There's something to be said about a human readable IP address. Where you can't tell a person the address, you have to copy and paste. where you cant infer any information about the IP address just by looking at it. It adds unnecessary overhead to small packets, etc.

5 comments

Is human readable IP that important though? I mean even though I know about CIDR it's still hard for me to intuitively think about it, and I will say by far the part of kubernetes I dislike the most is figuring out the networking layer design. I feel like the only reason we need human readable IP's in the first place is for understanding all this NAT stuff that we wouldn't particularly need if we had bigger IP ranges
> Is human readable IP that important though?

It kind of is, yes.

But at this point I'll take what I can get. Just give it to me already.

the short answer is yes. the long answer is: are humans involved? yes, then yes.
> It adds unnecessary overhead to small packets

Are you forgetting that NAT exists? IPv4 is barely functional based on how many workarounds we've had to implement over the years

NAT means we can work with IPv4 already and makes IPv6 moot. you just supported my argument.

Honestly, all they had to do was add alpha characters. Just doing so would have gave us more IP addresses than we ever needed while keeping it human readable.

IPv6 standard notation already uses alpha characters. Some notations of IPv4 use them too.

"Just adding characters" isn't a solution on its own. IPv4 is 32-bit addresses, IPv6 is 128-bit addresses.

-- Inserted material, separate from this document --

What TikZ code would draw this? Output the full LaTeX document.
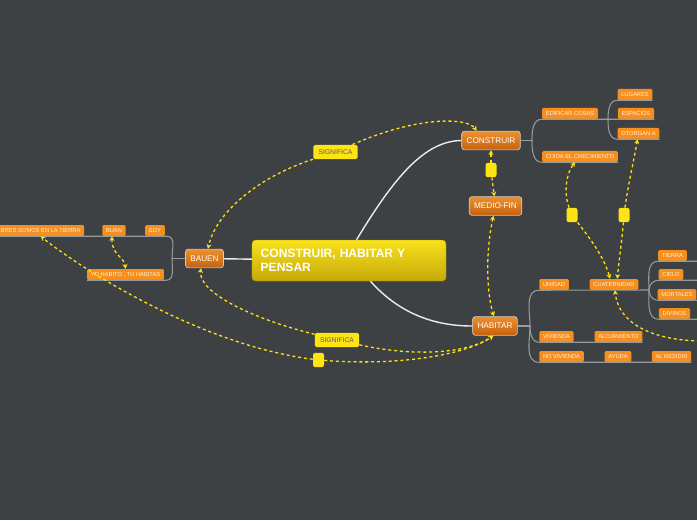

That's all there is to that.

Source and destination IP addresses are 32 bit fields in an IP packet.

Where do you propose they put these alpha characters?

I change my default gateway from 192.168.0.1 to C0.A8.00.01. Is the problem fixed yet?
So use onion routing.
you are missing the forest from the trees. the point is, simpler solutions were available.
I'd argue it's you who are focused on trees. Use DNS if you prefer.
Customers never asked for ip addresses at all. They're just a technical requirement for networking.
> an ip address for every grain of sand in the universe

https://en.wikipedia.org/wiki/Observable_universe estimates 10^53 kg in the observable universe.

10^53 kg / 2^128 = 10^14 kg per address, though I have no idea what fraction of the universe is sand.

In practice, the number of allocations is much smaller because IPv6 is effectively a 64 bit address space, with the second half reserved for edge networks.

> There's something to be said about a human readable IP address.

Is 2a01:4f8:1c1c:f6aa::1 really so unreadable, given that every device needs a different number?

The large address space and thus the king addresses are an artifact of optimizing the routing.

I think just saving the endless discussions of "my Xbox only got nat type 2, how do I change it?" alone saves more lifetimes than are lost by c&p adresses (not to speak of the large infrastructure costs of maintaining gcnat at scale).